1963 OLAYLARI VE KIBRIS CUMHURİYETİ’NİN YIKILIŞI

Yunanistan ve Kıbrıs Rum tarafı 1960 Cumhuriyeti’nin kurulduğu şekilde yaşamasına şans vermemiştir. “ENOSİS” kampanyası daha da şiddetli biçimde ve bizzat Cumhurbaşkanı MAKARİOS’un ağzından sürdürülmüştür. 1960 Anayasası’nın Kıbrıs Türk ortaklık haklarını gözeten birçok maddesi uygulanmamıştır. Kamu hizmetine Kıbrıslı Türklerin %30 oranında katılmalarının engellenmesi, dış temsilciliklere Cumhurbaşkanı Yardımcısı ile mutabakat sağlanmadan atamalar yapılması, Bakanlar Kuruluna ve kamu kadrolarına EOKA üyelerinin yerleştirilmeleri, %40’ı Türk olacak 2000 kişilik Kıbrıs ordusunun kurulmaması, bu konuda Anayasa Mahkemesi’nin kararına uyulmayacağının MAKARIOS tarafından bizzat açıklanması çarpıcı örnekler olarak sayılabilir. MAKARIOS, Zürih ve Londra Andlaşmalarının Kıbrıslı Türklere adil olanın ötesinde haklar verdiğini ve 1960 Anayasası’nın “işlemez” olduğunu öne sürmeye başlamış ve 30 Kasım 1963’te Anayasa’nın tadili için, veto hakkının kaldırılması ile başlayan 13 maddelik önerilerini Dr. KÜÇÜK’e iletmiştir. Bunlardan 7 tanesi, Anayasa’nın değiştirilmez temel maddelerinin tadilini öngörmekteydi. Bu öneriler 16 Aralık 1963’te Türkiye ve Kıbrıs Türk tarafınca reddedilmiştir.

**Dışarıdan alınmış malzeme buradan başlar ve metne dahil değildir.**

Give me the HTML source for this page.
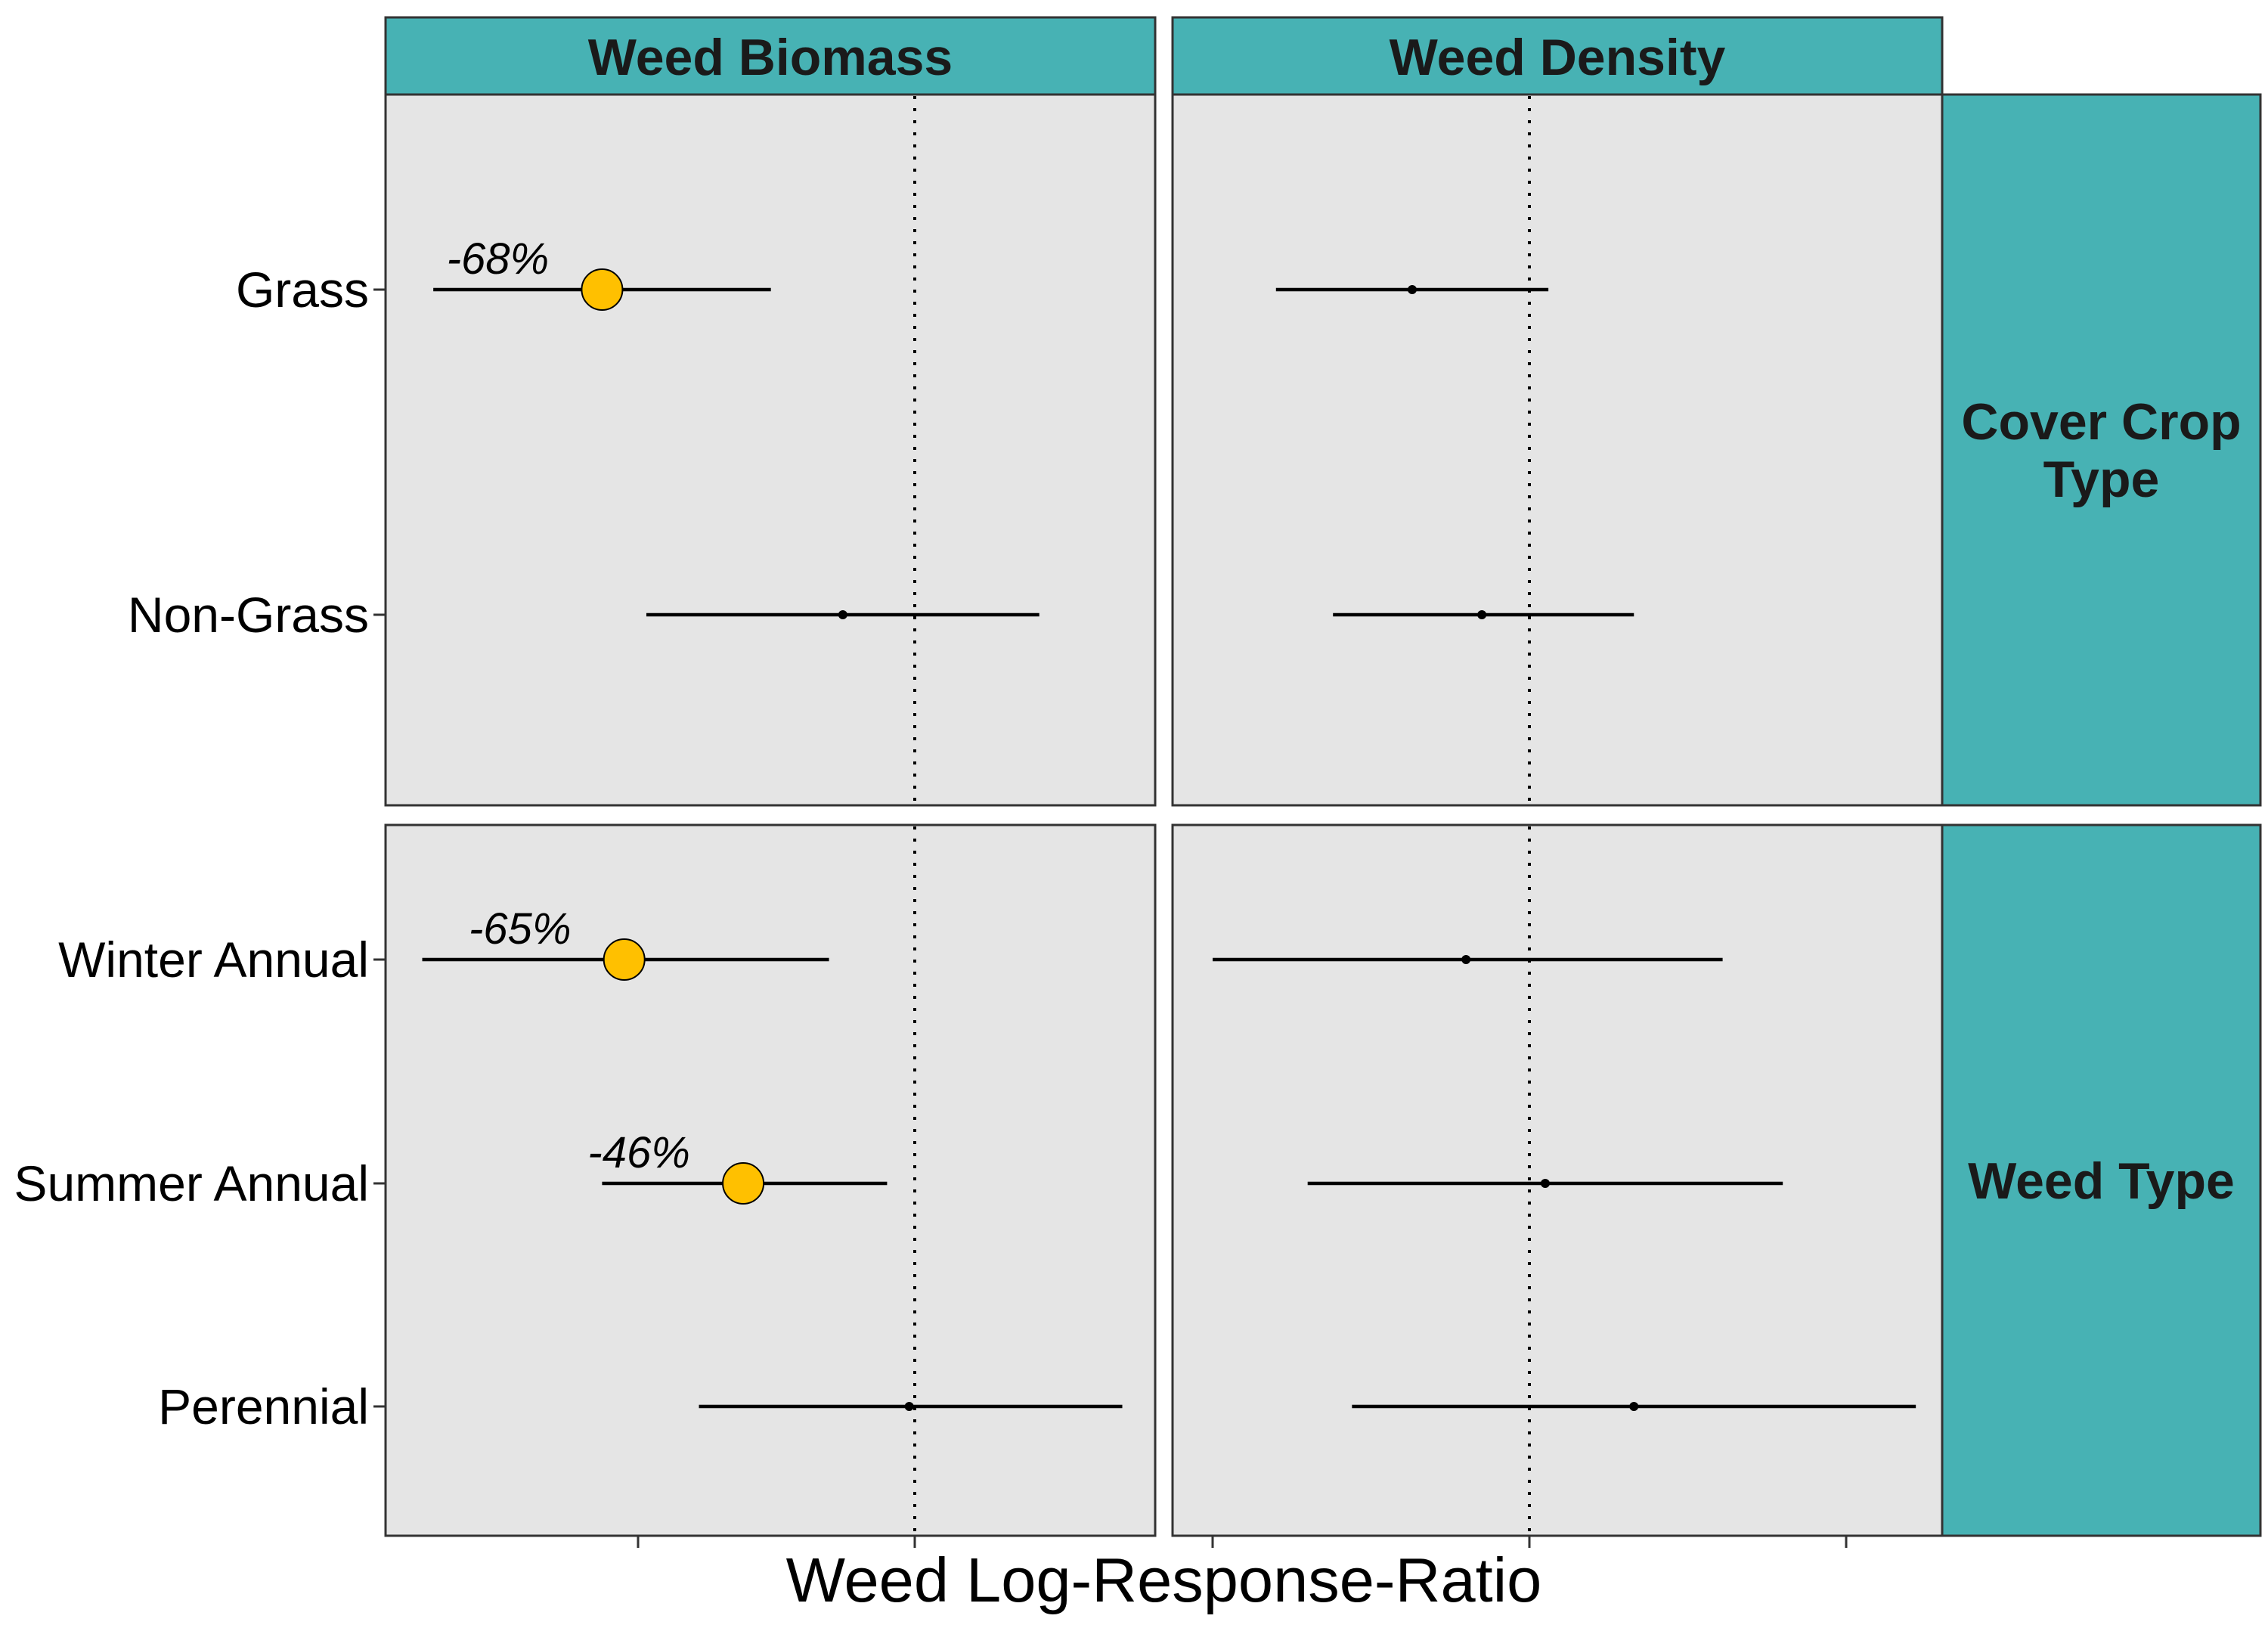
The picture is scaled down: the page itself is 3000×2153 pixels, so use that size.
<!DOCTYPE html>
<html><head><meta charset="utf-8"><style>
html,body{margin:0;padding:0;background:#fff;}
svg{display:block;font-family:"Liberation Sans",sans-serif;}
</style></head><body>
<svg id="c" width="3000" height="2153" viewBox="0 0 3000 2153" xmlns="http://www.w3.org/2000/svg"></svg>
<script>
const categoriesTop = ["Grass","Non-Grass"];
const categoriesBottom = ["Winter Annual","Summer Annual","Perennial"];
const biomassLo = [-1.74,-0.97,-1.78,-1.13,-0.78];
const biomassPt = [-1.13,-0.26,-1.05,-0.62,-0.02];
const biomassHi = [-0.52,0.45,-0.31,-0.10,0.75];
const biomassSig = [true,false,true,true,false];
const biomassLabels = ["-68%","","-65%","-46%",""];
const densityLo = [-0.80,-0.62,-1.00,-0.70,-0.56];
const densityPt = [-0.37,-0.15,-0.20,0.05,0.33];
const densityHi = [0.06,0.33,0.61,0.80,1.22];
const biomassTicks = [-1,0,1];
const densityTicks = [-1,0,1];

const svg = document.getElementById('c');
const NS = 'http://www.w3.org/2000/svg';
function mk(tag, attrs, parent){ const e=document.createElementNS(NS,tag); for(const k in attrs) e.setAttribute(k,attrs[k]); (parent||svg).appendChild(e); return e; }

const P1 = {x0:510,x1:1528};
const P2 = {x0:1551,x1:2569};
const R1 = {y0:125,y1:1065};
const R2 = {y0:1091,y1:2031};
const stripTop = 23;
const xB = v => 1210 + v*366;
const xD = v => 2023 + v*419;
const rowY = [383,813,1269,1565,1860];

[[P1,"Weed Biomass","strip-weed-biomass"],[P2,"Weed Density","strip-weed-density"]].forEach(([p,t,n])=>{
  const r = mk('rect',{x:p.x0,y:stripTop,width:p.x1-p.x0,height:R1.y0-stripTop,fill:'#47b2b4',stroke:'#333',"stroke-width":3});
  
  
  const tx = mk('text',{x:(p.x0+p.x1)/2,y:99,"text-anchor":"middle","font-size":68,"font-weight":"bold",fill:'#1a1a1a'});
  tx.textContent=t;
  
  
});
[[R1,["Cover Crop","Type"],"strip-cover-crop-type"],[R2,["Weed Type"],"strip-weed-type"]].forEach(([r,lines,n])=>{
  const re = mk('rect',{x:P2.x1,y:r.y0,width:2990-P2.x1,height:r.y1-r.y0,fill:'#47b2b4',stroke:'#333',"stroke-width":3});
  
  
  const cy=(r.y0+r.y1)/2, lh=76;
  lines.forEach((l,i)=>{
    const tx = mk('text',{x:(P2.x1+2990)/2,y:cy+(i-(lines.length-1)/2)*lh+24,"text-anchor":"middle","font-size":68,"font-weight":"bold",fill:'#1a1a1a'});
    tx.textContent=l;
    
    
  });
});
const panels=[[P1,R1,'biomass-cover'],[P2,R1,'density-cover'],[P1,R2,'biomass-weed'],[P2,R2,'density-weed']];
panels.forEach(([p,r,n])=>{
  const re = mk('rect',{x:p.x0,y:r.y0,width:p.x1-p.x0,height:r.y1-r.y0,fill:'#e5e5e5',stroke:'#333',"stroke-width":3});
  
  
  const zx = p===P1? xB(0): xD(0);
  const zl = mk('line',{x1:zx,x2:zx,y1:r.y0+2,y2:r.y1-2,stroke:'#000',"stroke-width":4,"stroke-dasharray":"4 12"});
  
  
});
const allCats = categoriesTop.concat(categoriesBottom);
allCats.forEach((c,i)=>{
  const t = mk('text',{x:488,y:rowY[i]+23,"text-anchor":"end","font-size":66,fill:'#000'});
  t.textContent=c;
  
  
  const tk = mk('line',{x1:494,x2:510,y1:rowY[i],y2:rowY[i],stroke:'#333',"stroke-width":3});
  
  
});
biomassTicks.forEach(v=>{ const x=xB(v); if(x<P1.x0||x>P1.x1) return;
  const tk=mk('line',{x1:x,x2:x,y1:R2.y1,y2:R2.y1+16,stroke:'#333',"stroke-width":3});
  
  
});
densityTicks.forEach(v=>{ const x=xD(v); if(x<P2.x0||x>P2.x1) return;
  const tk=mk('line',{x1:x,x2:x,y1:R2.y1,y2:R2.y1+16,stroke:'#333',"stroke-width":3});
  
  
});
for(let i=0;i<5;i++){
  const y=rowY[i];
  const l=mk('line',{x1:xB(biomassLo[i]),x2:xB(biomassHi[i]),y1:y,y2:y,stroke:'#000',"stroke-width":4.5});
  
  
  if(biomassSig[i]){
    const c=mk('circle',{cx:xB(biomassPt[i]),cy:y,r:27,fill:'#ffc000',stroke:'#000',"stroke-width":2});
    
    
    const t=mk('text',{x:xB(biomassPt[i])-138,y:y-21,"text-anchor":"middle","font-size":58,"font-style":"italic",fill:'#000'});
    t.textContent=biomassLabels[i];
    
    
  } else {
    const c=mk('circle',{cx:xB(biomassPt[i]),cy:y,r:6,fill:'#000'});
    
    
  }
  const l2=mk('line',{x1:xD(densityLo[i]),x2:xD(densityHi[i]),y1:y,y2:y,stroke:'#000',"stroke-width":4.5});
  
  
  const c2=mk('circle',{cx:xD(densityPt[i]),cy:y,r:6,fill:'#000'});
  
  
}
const at = mk('text',{x:(P1.x0+P2.x1)/2,y:2118,"text-anchor":"middle","font-size":83,fill:'#000'});
at.textContent='Weed Log-Response-Ratio';


</script>
</body></html>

21 Aralık 1963’te Kıbrıs Rum tarafı Kıbrıs Türk toplumuna karşı şiddete başvurmaya ve önceden hazırlanmış bir plana (AKRİTAS PLANI) göre silahlı saldırılara başlamıştır. Bunun sonucunda, 30.000 Kıbrıslı Türk 103 köyü terk etmek zorunda kalmıştır. Tüm Kıbrıs Türk nüfusu, ada yüzölçümünün %3’üne tekabül eden ve sürekli bir kuşatma altında tutulan küçük bölgelere (enklavlara) sığınmıştır. Ada yüzeyine dağılmış bu küçük bölgelerde büyük baskılara katlanarak yaşamlarını sürdüren Kıbrıslı Türklere karşı ağır ekonomik baskı uygulanmış ve insan hakları ihlal edilmiştir. 1964 yılı başlarında adaya sözde Kıbrıs Cumhuriyeti’nin daveti ile bir BM Barış Gücü gönderilmesi de durumu değiştirmemiştir. Yunanistan Ada’ya gizlice 20.000 kişilik bir kuvvet yığmıştır. Böylece, Kıbrıs Cumhuriyeti bir ortaklık devleti olmaktan çıkarak bir Rum yönetimine dönüşmüş, fiilen Rum/Yunan kontrolü altına girmiş ve iki toplum birbirinden kopmuştur.